Mais barato porque o preço da terra baixou com o Real (a terra não é mais reserva de valor contra a corrosão da moeda), a redução de subsídios agrícolas e o novo Imposto Territorial Rural, que elevou a taxação de terras improdutivas.
E mais eficiente porque o novo programa permite a compra de fazendas produtivas ou em melhores condições de produzir.
O Banco Mundial emprestou cerca de R$ 95 milhões. O governo federal entrará com uma contrapartida de R$ 75 milhões, segundo o Ministério da Política Fundiária.
Nessa fase inicial, o governo espera assentar em torno de 16 mil famílias no período de três anos.
Ceará
No Ceará, o programa Reforma Agrária Solidária começou a ser implantado no início do ano e já assentou 220 famílias em 17 propriedades. O objetivo é dar terra a 800 famílias até o final de julho.
Para viabilizar o programa, o governo criou o Fundo Rotativo de Terras, que dispõe de R$ 10 milhões anuais: R$ 4 milhões do governo destinados à compra de terras e R$ 6 milhões emprestados pelo Banco Mundial para investimentos em infra-estrutura e assistência técnica.
Associações de agricultores apresentam um projeto para esse fundo, solicitando a concessão de empréstimo para compra de determinada propriedade rural.
A própria associação tem a responsabilidade de escolher a propriedade que quer comprar, de negociar o preço com o dono das terras e de apresentar um projeto de exploração e produção.
O governo do Ceará verifica se o preço está de acordo com o mercado e se o projeto é viável do ponto de vista econômico. A associação tem quatro anos de carência para começar a pagar o empréstimo e 11 anos para quitá-lo. Parte dos recursos emprestados, a que se destina a investimentos de infra-estrutura, é a fundo perdido.

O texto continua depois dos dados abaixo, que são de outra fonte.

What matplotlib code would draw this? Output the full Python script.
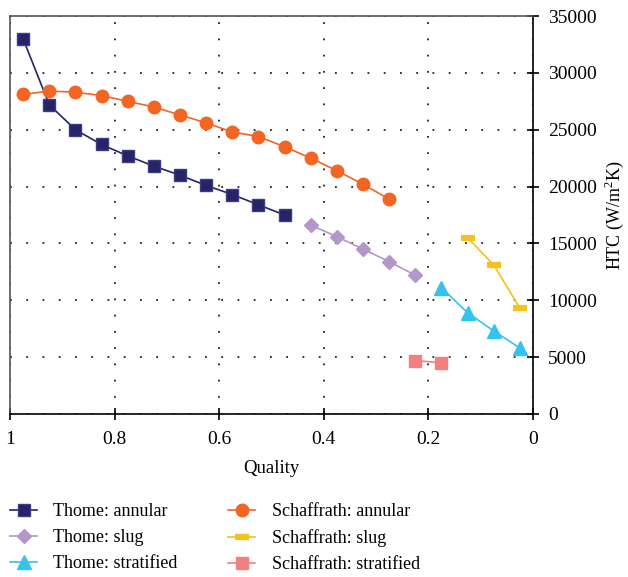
import matplotlib
matplotlib.use("Agg")
import matplotlib.pyplot as plt

plt.rcParams['font.family'] = ['Liberation Serif', 'DejaVu Serif']
plt.rcParams['mathtext.fontset'] = 'custom'
plt.rcParams['mathtext.rm'] = 'Liberation Serif'

# Thome model
q_th_ann = [0.975, 0.925, 0.875, 0.825, 0.775, 0.725, 0.675, 0.625, 0.575, 0.525, 0.475]
h_th_ann = [33000, 27200, 25000, 23700, 22700, 21800, 21000, 20100, 19300, 18400, 17500]
q_th_slug = [0.425, 0.375, 0.325, 0.275, 0.225]
h_th_slug = [16600, 15600, 14500, 13400, 12200]
q_th_strat = [0.175, 0.125, 0.075, 0.025]
h_th_strat = [11100, 8900, 7300, 5800]

# Schaffrath model
q_sc_ann = [0.975, 0.925, 0.875, 0.825, 0.775, 0.725, 0.675, 0.625, 0.575, 0.525,
            0.475, 0.425, 0.375, 0.325, 0.275]
h_sc_ann = [28100, 28400, 28300, 28000, 27500, 27000, 26300, 25600, 24800, 24400,
            23500, 22500, 21400, 20200, 18900]
q_sc_slug = [0.125, 0.075, 0.025]
h_sc_slug = [15500, 13100, 9300]
q_sc_strat = [0.225, 0.175]
h_sc_strat = [4700, 4500]

fig = plt.figure(figsize=(6.28, 5.77), dpi=100)
ax = fig.add_axes([10/628, 1-414/577, 523/628, 398/577])

ax.plot(q_th_ann, h_th_ann, color='#262466', marker='s', ms=9, mec='#3d3b85', lw=1.2,
        label='Thome: annular')
ax.plot(q_th_slug, h_th_slug, color='#b497c9', marker='D', ms=7.5, lw=1.2,
        label='Thome: slug')
ax.plot(q_th_strat, h_th_strat, color='#33c3ee', marker='^', ms=10, lw=1.2,
        label='Thome: stratified')
ax.plot(q_sc_ann, h_sc_ann, color='#f26522', marker='o', ms=9, lw=1.2,
        label='Schaffrath: annular')
ax.plot(q_sc_slug, h_sc_slug, color='#f5c11f', marker='_', ms=10, mew=4.5, lw=1.2,
        label='Schaffrath: slug')
ax.plot(q_sc_strat, h_sc_strat, color='#f28080', marker='s', ms=9, lw=1.2,
        label='Schaffrath: stratified')

ax.set_xlim(1, 0)
ax.set_ylim(0, 35000)
ax.set_xticks([1, 0.8, 0.6, 0.4, 0.2, 0])
ax.set_xticklabels(['1', '0.8', '0.6', '0.4', '0.2', '0'])
ax.set_yticks(range(0, 35001, 5000))
ax.yaxis.tick_right()
ax.yaxis.set_label_position('right')
ax.tick_params(axis='both', direction='inout', length=8, width=1.2, labelsize=14,
               colors='black')
ax.tick_params(axis='y', pad=7)
ax.tick_params(axis='x', pad=8)
ax.grid(True, color='#222222', linestyle=(0, (1, 8)), linewidth=1.3)

ax.spines['left'].set_color('#555555')
ax.spines['top'].set_color('#555555')
for s in ['right', 'bottom']:
    ax.spines[s].set_color('black')
for s in ax.spines.values():
    s.set_linewidth(1.2)

ax.set_xlabel('Quality', fontsize=13.5, labelpad=9)
ax.set_ylabel('HTC (W/m$^2$K)', fontsize=13, labelpad=4)

fig.legend(loc='upper left', bbox_to_anchor=(10/628, 1-503/577), ncol=2, frameon=False,
           fontsize=13, handlelength=1.5, columnspacing=2.8, labelspacing=0.5,
           handletextpad=0.9, borderaxespad=0, borderpad=0)

fig.savefig('out.png', dpi=100)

Segundo a Secretaria de Agricultura e Reforma Agrária do Ceará, o preço médio do hectare foi de R$ 198. Até agora, gastou-se, em média, R$ 5.300 para assentar uma família, considerando-se apenas os gastos com a aquisição da terra. Esse custo é cerca de três vezes inferior aos R$ 16,4 mil que o governo federal calcula gastar para assentar uma única família no programa de reforma agrária desenvolvido atualmente pelo Incra.